Tristísima noticia. Por la muerte y por el modo de morir del Trinche Carlovich. Pensé en su indefensión, en su fragilidad, solo en el medio de la calle, ausente de sí mismo después de una paliza por su bicicleta. Pensé en su agonía inconsciente (¿es mejor no advertir la inminencia de la muerte?). Pensé en Gatica y en Pasolini: la misma desolación en brutal contraste con un nombre popular. Pensé en el maldito ladrón de bicicletas.
Me llamaron muchos periodistas, además de mis amigos. Porque hace un año publiqué un libro sobre su vida. Me ven como el biógrafo de Tomás Carlovich, título que además de sonarme exagerado no refleja con exactitud mi trabajo. Hubo un colega que hasta me dio las condolencias. Los demás buscaban mi palabra porque, se supone, yo sé, yo conozco detalles. Pero el Trinche ha sido un entrevistado escurridizo, reticente a hablar de sí mismo. Proclive a bajarle el precio a las historias fantásticas que circulan desde siempre sobre su magisterio con la pelota. Voluntariamente desmemoriado.
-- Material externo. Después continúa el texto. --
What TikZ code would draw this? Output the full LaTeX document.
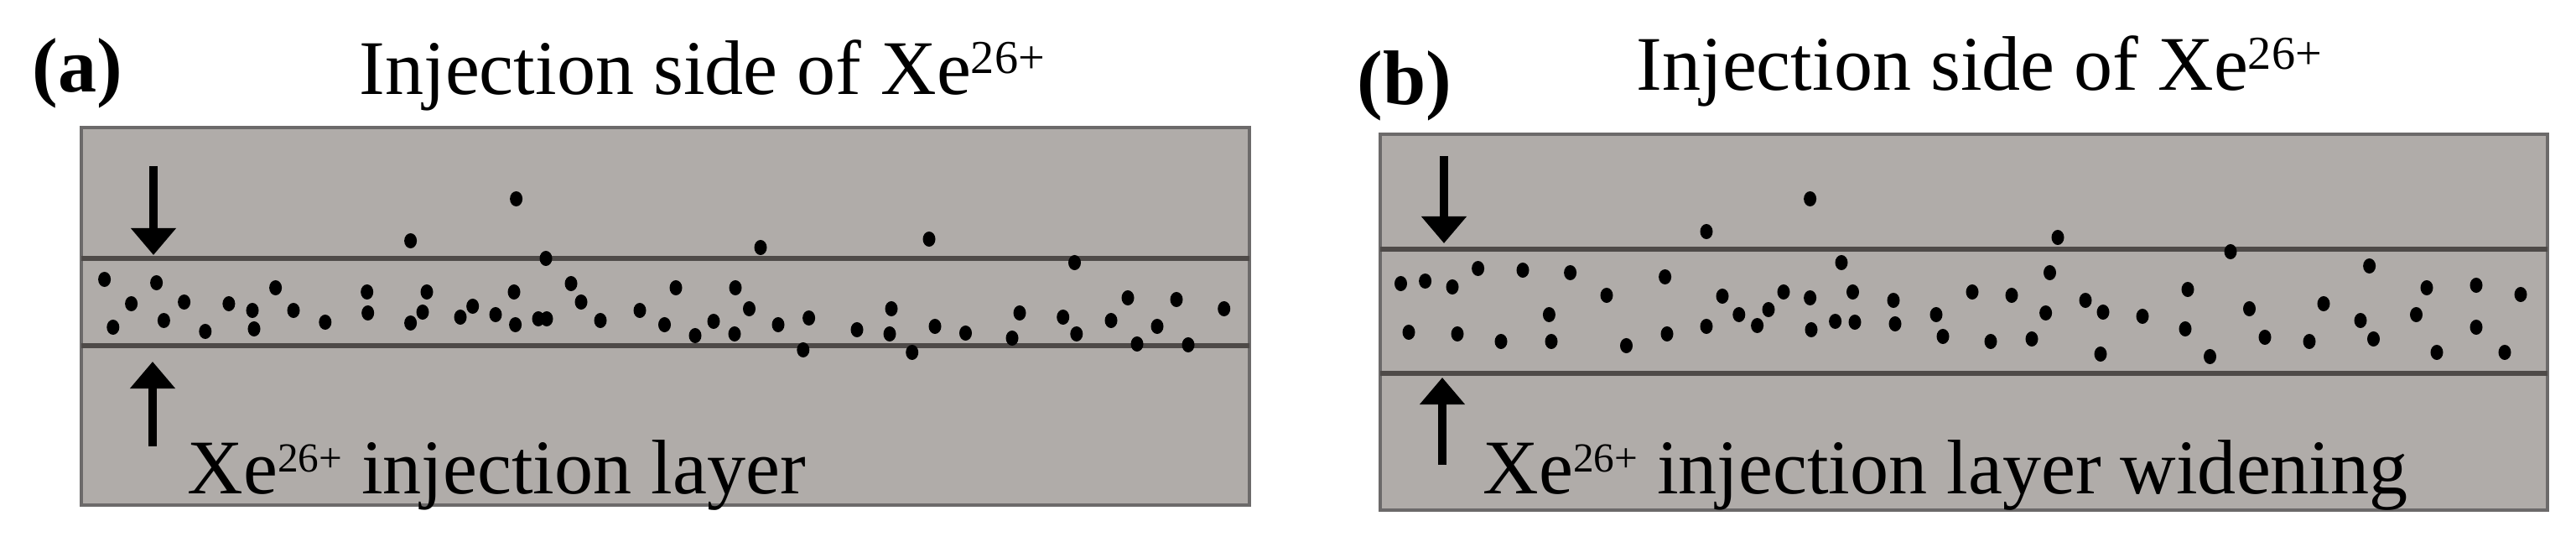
\documentclass[tikz,border=0pt]{standalone}
\usepackage{fontspec}
\setmainfont{Liberation Serif}
\usetikzlibrary{arrows.meta}
\definecolor{panelgray}{RGB}{176,172,169}
\definecolor{framegray}{RGB}{108,106,106}
\definecolor{linegray}{RGB}{78,74,72}
\newcommand{\myup}[1]{\raisebox{0.25cm}{\fontsize{14}{14}\selectfont #1}}
\newcommand{\mytup}[1]{\raisebox{0.25cm}{\fontsize{16}{16}\selectfont #1}}
\tikzset{
  panel/.style={fill=panelgray, draw=framegray, line width=1.3pt},
  layerline/.style={draw=linegray, line width=1.6pt},
  bigarrow/.style={line width=2.8pt, -{Triangle[width=0.52cm,length=0.32cm]}},
  txt/.style={inner sep=0pt, anchor=base west, font=\fontsize{26.2}{30}\selectfont},
  tag/.style={inner sep=0pt, anchor=base west, font=\fontsize{26.2}{30}\selectfont\bfseries},
  dot/.style={fill=black}
}
\begin{document}
\begin{tikzpicture}[x=0.01cm,y=-0.01cm]
\useasboundingbox (0,0) rectangle (3072,646);
% panel (a)
\draw[panel] (97,152) rectangle (1490,602);
\coordinate (a1l) at (97,308); \coordinate (a1r) at (1490,308);
\coordinate (a2l) at (97,412); \coordinate (a2r) at (1490,412);
\draw[layerline] (a1l) -- (a1r);
\draw[layerline] (a2l) -- (a2r);
\foreach \x/\y in {124.6/333,186.6/337,156.6/362,219.6/360,134.8/390,195.4/382,244.8/395,272.9/362,301/370,303/392,328.6/343,350/370,387.8/384,437.7/348,438.7/373,489.6/287,509/348,504/372,489.6/385,549/378,563.7/365,591/375,613/348,614.6/387,615.6/237,642/380,652/380,651/308,681/338,693/360,716/382,763/370,792.5/387,806/343,829/400,851/383,876/398,877/343,893.5/368,907/295,928/387,964.6/379,957.8/417,1022/393,1063/368,1061/398,1087.7/420,1108/285,1115/389,1151.5/397,1207/403,1216/373,1267.7/378,1281.5/313,1283.8/398,1325/382,1345/355,1356/410,1380/389,1403/357,1417/411,1459.7/368}
  \fill[dot] (\x,\y) ellipse [x radius=0.075cm, y radius=0.09cm];
\coordinate (ad0) at (183,198); \coordinate (ad1) at (183,304);
\coordinate (au0) at (182,532); \coordinate (au1) at (182,431);
\draw[bigarrow] (ad0) -- (ad1);
\draw[bigarrow] (au0) -- (au1);
\node[tag] (taga) at (38,110) {(a)};
\node[txt] (titlea) at (428,113) {Injection side of Xe\mytup{26+}};
\node[txt] (laba) at (223,588) {Xe\myup{26+} injection layer};
% panel (b)
\draw[panel] (1646,160) rectangle (3038,608);
\coordinate (b1l) at (1646,297); \coordinate (b1r) at (3038,297);
\coordinate (b2l) at (1646,445); \coordinate (b2r) at (3038,445);
\draw[layerline] (b1l) -- (b1r);
\draw[layerline] (b2l) -- (b2r);
\foreach \x/\y in {1670.5/338,1699.6/335,1732/342,1762.6/320,1816/322,1872.6/325,1680/396,1738/398,1790/407,1847.4/375,1850/407,1916/352,1939.5/412,1985.6/330,1988/398,2035/276,2035/389,2054/353,2073.8/375,2095.6/388,2109/369,2127/348,2158.6/237,2158.6/355,2160/393,2188.6/383,2196/313,2209.5/348,2212/384,2258/358,2260/386,2309/375,2317/401,2352/348,2374/407,2399/352,2423/404,2439.6/373,2444.5/325,2454/283,2487/358,2508/372,2505/422,2555/377,2609/345,2606/392,2635.5/425,2660/300,2682.5/368,2701/402,2754/407,2771/362,2815/382,2825.6/317,2830.5/404,2881.5/375,2894/343,2906/420,2953/340,2953/390,2987/420,3006/351}
  \fill[dot] (\x,\y) ellipse [x radius=0.075cm, y radius=0.09cm];
\coordinate (bd0) at (1722,186); \coordinate (bd1) at (1722,290);
\coordinate (bu0) at (1720,554); \coordinate (bu1) at (1720,450);
\draw[bigarrow] (bd0) -- (bd1);
\draw[bigarrow] (bu0) -- (bu1);
\node[tag] (tagb) at (1618,125) {(b)};
\node[txt] (titleb) at (1951,108) {Injection side of Xe\mytup{26+}};
\node[txt] (labb) at (1768,588) {Xe\myup{26+} injection layer widening};
\end{tikzpicture}
\end{document}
Entrarle al Trinche, a su recuerdo, fue una carrera de obstáculos colocados por él mismo. Mitad por humildad genuina, por timidez. Mitad por estrategia: prefería que las hazañas las contaran los demás. “Hablá con los muchachos”, pedía cuando las preguntas abundaban y pretendían avanzar más allá de la letra formal aprendida en los tiempos de jugador.
Delegaba la construcción del coloso. Observaba la narrativa desbordante sobre sus talentos como un espectador más. Se trataba, creo, de un ejercicio oblicuo de la vanidad. Le gustaba que los otros –solo los otros– hablaran de él (aunque dijera lo contrario). Del mismo modo que afirmaba sin sombra de pudor que su pase al Cosmos se había frustrado porque Pelé lo celaba.
Así se produjo un milagro de la comunicación al que aún se le debe el merecido capítulo en los programas universitarios: mucho antes de la aparición asfixiante de las redes sociales, cuando el fútbol era blanco y negro, un futbolista de los arrabales del ascenso se convertía poco a poco, por el goteo de relatos, por la perseverancia de la secta de idólatras, en un crack mitológico y secreto. Literalmente mitológico. Pues solo una minoría de sus fans –casi nadie a esta altura– lo vio jugar. Claro, anduvo apenas un rato en equipos de Primera (Rosario Central y Colón). Su módica gloria deportiva se tramó en Central Córdoba de Rosario (su casa, la Ítaca de Odiseo) y en Independiente Rivadavia de Mendoza, su fase más “profesional”. El resto son camisetas de pueblo (Bigand, Monte Maíz, por ejemplo), clubes desperdigados en un mapa de tierras profundas. Fútbol sin almidón profesional, de contratos laxos. Donde mejor se sentía. Librado al capricho creativo, a las ganas del momento. Un juego con licencia para disfrutar y también rajarse en cualquier momento porque menguaban las ganas. O porque sí.
Lo que sí sabe todo el mundo es lo del baile a la Selección en 1974. Y que inventó el doble caño, de ida y vuelta. Un truco inverosímil que representa la cima de su arte. Acaso no hace falta haberlo visto en la cancha. Si lo endiosan tipos como Menotti, Pekerman y Valdano. Y hasta Maradona lo piropeó en su último viaje a Rosario. No hace falta porque el Trinche es un significante abierto. Las varias generaciones de adoradores no resaltan su técnica ni la potencia de su remate. Ni su inteligencia estratégica, que al parecer también le sobraba. Lo leen, lo interpretan, reciben un mensaje. Muchos descubrieron su existencia con el documental de la televisión española Informe Robinson. El faltante de la biografía no les impidió sumarse al culto. Y agitar el estandarte del Trinche como un modelo de romanticismo perdido y necesario. O la demostración –consoladora para equipos chicos, familiarizados con la derrota– de que se puede ser feliz lejos de las luces del centro, del podio y del dinero. O como pedagogía de bolsillo acerca de los peligros de rehuir el sacrificio y la dedicación (se lo escuché a un trinchista de la última horneada). Carlovich es como Forrest Gump corriendo por el desierto americano: la caravana que lo escolta alberga causas dispares.
Alguien me dijo que había gente llorando en el Gabino Sosa, la cancha del barrio Tablada donde empezó todo. De cualquier manera, en tiempos en que el mundo se ha detenido, no habrá exequias concurridas. Ni un sentido minuto de silencio en las canchas de Rosario delante del gentío. El amor popular, las condolencias y el dolor corren por las redes. Es el mismo clamor silencioso que lo hizo leyenda, solo que agilizado por la tecnología. La muerte no hace más que darle un nuevo impulso.